Fabiola Santiago

Miami’s charismatic new mayor wants more power. But is that a good thing?

City of Miami Mayor Francis Suarez at his first State of the City address at City Hall in 2018. Suarez wants to ask voters to expand his powers as mayor by making him the city’s top administrator.
City of Miami Mayor Francis Suarez at his first State of the City address at City Hall in 2018. Suarez wants to ask voters to expand his powers as mayor by making him the city’s top administrator. cmguerrero@miamiherald.com

It’s easy to like Francis Suarez and what he represents: A new generation is in charge of the city of Miami. It was time.

“Miami, long known as a gateway city, is now a global city,” he declared at his inauguration in February. He repeated this Wednesday at a meeting with the Miami Herald’s Editorial Board, where Suarez pushed hard to sell a major change in city government.

He wants to be a strong mayor.

He wants more power than the city’s executive-style system affords him now in allowing him to select the city manager. He has rolled up his sleeves and set out to work, but feels shackled by having to funnel everything to be solved through the city manager’s office.

And he points to the last eight years, when the city has cycled through six managers, creating instability and hindering the ability to plan for the future and tackle pressing problems efficiently.

A strong mayor would be accountable to residents, who can hold a recall for an ineffective one. Most of the major cities in the United States have one, Suarez argues. It’s Miami’s turn. He wants to place a referendum on the issue on the ballot this year. The Strong Miami Committee has drafted the charter reform and asked the city clerk to begin collecting signatures.

If you’re thinking that he’s only been on the job three months and already wants more power, he tells you that he’s tried to do this twice when he was a commissioner, but fellow commissioners turned him down. He wants to take the issue to the voters.

Elected with 86 percent of the vote, he feels he has a mandate. Voters knew what he stood for.

“A strong mayor is, by definition, the people’s mayor — accountable directly to the voters and empowered to carry out their will,” he says.

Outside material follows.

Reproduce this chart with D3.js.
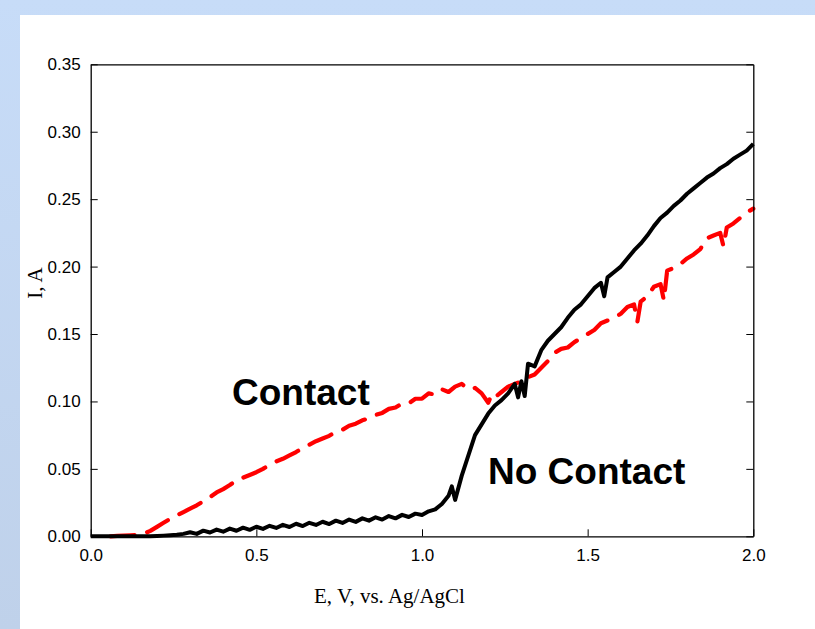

That sounds dreamy, but the strong mayor system hasn’t worked, for example, for people in Miami-Dade County or Hialeah, where lobbyists and special interests always win the day.

Sure, voters ousted Mayor Carlos Alvarez after a bad Marlins Stadium deal left county taxpayers holding major debt, but what he did stayed with us. Mayor Carlos Gimenez, while fiscally more responsible, has presided over an incestuous system in which campaign workers end up collecting millions in county contracts, lobbyists win over residents almost every time, and they all travel on county junkets with the mayor. Meanwhile, the county commission has ended up playing rubber stamp to expedited deals without proper vetting, as in the case of the American Dream mega mall in Northwest Miami-Dade. It's no wonder they call Gimenez "King Carlos."

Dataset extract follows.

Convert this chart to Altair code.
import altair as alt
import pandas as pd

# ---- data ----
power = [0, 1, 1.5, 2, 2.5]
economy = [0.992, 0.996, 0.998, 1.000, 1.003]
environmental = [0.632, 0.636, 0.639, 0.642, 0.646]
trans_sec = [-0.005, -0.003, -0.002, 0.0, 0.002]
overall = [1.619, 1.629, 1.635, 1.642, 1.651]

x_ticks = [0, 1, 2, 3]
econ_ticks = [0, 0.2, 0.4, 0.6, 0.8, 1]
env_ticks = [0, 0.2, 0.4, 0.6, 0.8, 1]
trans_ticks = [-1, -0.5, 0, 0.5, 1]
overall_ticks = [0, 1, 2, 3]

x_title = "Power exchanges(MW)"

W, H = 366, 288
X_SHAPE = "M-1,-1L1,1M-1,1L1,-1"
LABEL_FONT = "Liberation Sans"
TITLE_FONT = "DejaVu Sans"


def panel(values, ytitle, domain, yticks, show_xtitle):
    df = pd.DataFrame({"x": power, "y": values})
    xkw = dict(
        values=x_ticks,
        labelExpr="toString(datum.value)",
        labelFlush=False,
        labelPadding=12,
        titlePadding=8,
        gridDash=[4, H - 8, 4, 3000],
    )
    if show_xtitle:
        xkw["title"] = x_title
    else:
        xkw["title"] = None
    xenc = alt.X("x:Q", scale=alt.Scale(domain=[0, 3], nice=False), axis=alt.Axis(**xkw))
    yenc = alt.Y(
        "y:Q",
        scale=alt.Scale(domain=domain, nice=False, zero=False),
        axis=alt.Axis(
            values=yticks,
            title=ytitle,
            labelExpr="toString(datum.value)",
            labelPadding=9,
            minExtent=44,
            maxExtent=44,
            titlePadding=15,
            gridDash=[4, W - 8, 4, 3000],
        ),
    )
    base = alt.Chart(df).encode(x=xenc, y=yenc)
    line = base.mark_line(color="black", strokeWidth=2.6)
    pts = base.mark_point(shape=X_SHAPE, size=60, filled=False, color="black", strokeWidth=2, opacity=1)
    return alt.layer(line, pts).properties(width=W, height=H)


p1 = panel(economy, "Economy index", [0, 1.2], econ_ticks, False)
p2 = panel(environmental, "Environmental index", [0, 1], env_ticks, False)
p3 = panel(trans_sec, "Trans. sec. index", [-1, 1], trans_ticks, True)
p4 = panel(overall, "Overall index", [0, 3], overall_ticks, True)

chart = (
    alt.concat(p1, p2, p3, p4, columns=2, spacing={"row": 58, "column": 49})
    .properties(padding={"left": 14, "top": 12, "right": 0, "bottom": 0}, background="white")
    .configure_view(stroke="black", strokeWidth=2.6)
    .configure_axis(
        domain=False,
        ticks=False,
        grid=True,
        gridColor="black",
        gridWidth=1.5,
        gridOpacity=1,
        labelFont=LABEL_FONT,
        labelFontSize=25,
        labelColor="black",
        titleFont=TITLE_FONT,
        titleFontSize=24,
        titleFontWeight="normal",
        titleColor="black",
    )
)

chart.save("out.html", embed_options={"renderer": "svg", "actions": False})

As for Hialeah, Carlos Hernandez has become yet another strongman perennially perched in power while paving over every plot of grass in sight, despite opposition from residents who want and deserve more green space and less density.

Why would Miami fare any different?

Francis Suarez seems different.

He rejects the over-development of public spaces, for instance, and thinks the bayfront Museum Park should remain needed green space and not become host to two more packed-in Cuban exile and African American museums. And while Suarez is a Republican, you wouldn’t know it by his ambitious social agenda: affordable housing, climate-change, compassion for the less privileged. And he’s in favor of suing the state to pass a local assault-weapons ban.

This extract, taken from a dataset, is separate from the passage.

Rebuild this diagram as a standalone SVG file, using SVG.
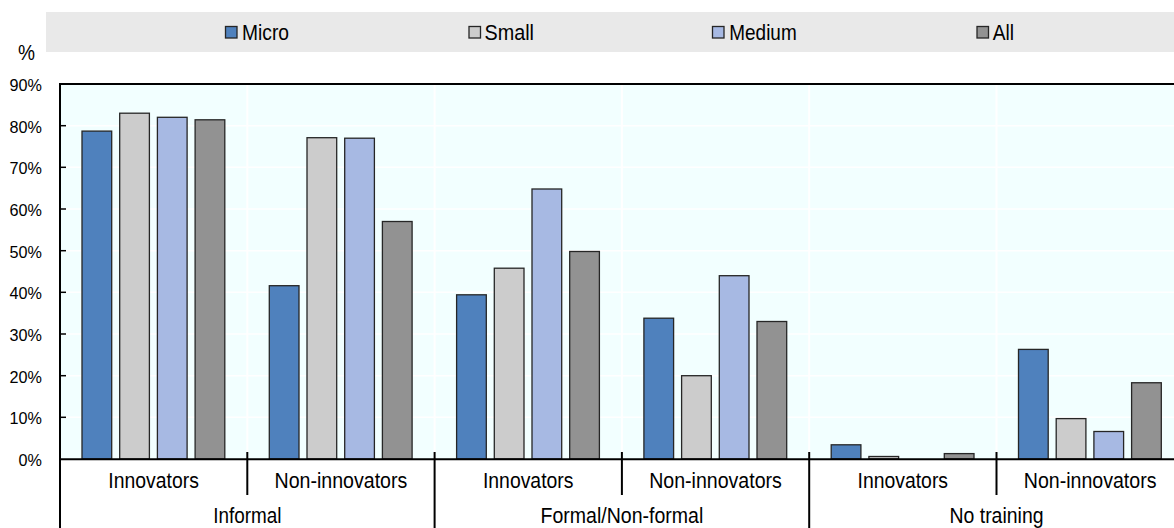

He’s not the problem. My bet is that he would make a good strong mayor.

At 40, a youthful and energetic father of two young children, this homegrown mayor is charismatic, well-prepared and eloquent. A commissioner since 2009 and the son of the city’s first Cuban-born mayor, Xavier Suarez, the new Suarez at the helm knows the city inside and out — and from different perspectives.

While other politicians cower at the thought, Suarez is holding neighborhood town halls. And he has become a fixture at the crime- and poverty-ridden Liberty Square project, where he wants to work with residents to establish trust and improve the quality of life.

The younger Suarez both embraces the family political dynasty and distances himself, a healthy trait.

His father, an independent, is still a Miami-Dade commissioner whose district includes hot-issue Virginia Key, Key Biscayne and downtown Miami, plus a piece of Coral Gables and all of Pinecrest. There’s no avoiding that their governing interests will intersect.

But Suarez quickly asserted when I pried: “He’s got his thing and I’ve got mine.” It’s pretty much what the elder Suarez, well-regarded and often a conscientious voice on the commission, has said to me in the past.

Both father and son are good stewards, a feel-good Miami story.

My bet is that Francis Suarez will make a fine mayor, strong or otherwise.

But, I can’t endorse the change to a strong mayor system. Who knows what the future holds?

Just imagine Miami with the infamous "Crazy Joe" Carollo, now back as a commissioner by a hair, as strong mayor. Or his ethically-challenged little brother Frank, who tried to open up Little Havana to high-rise development, changing its character forever.

Not all dynasties are created equal.

A strong mayor system is a big gamble for Miami.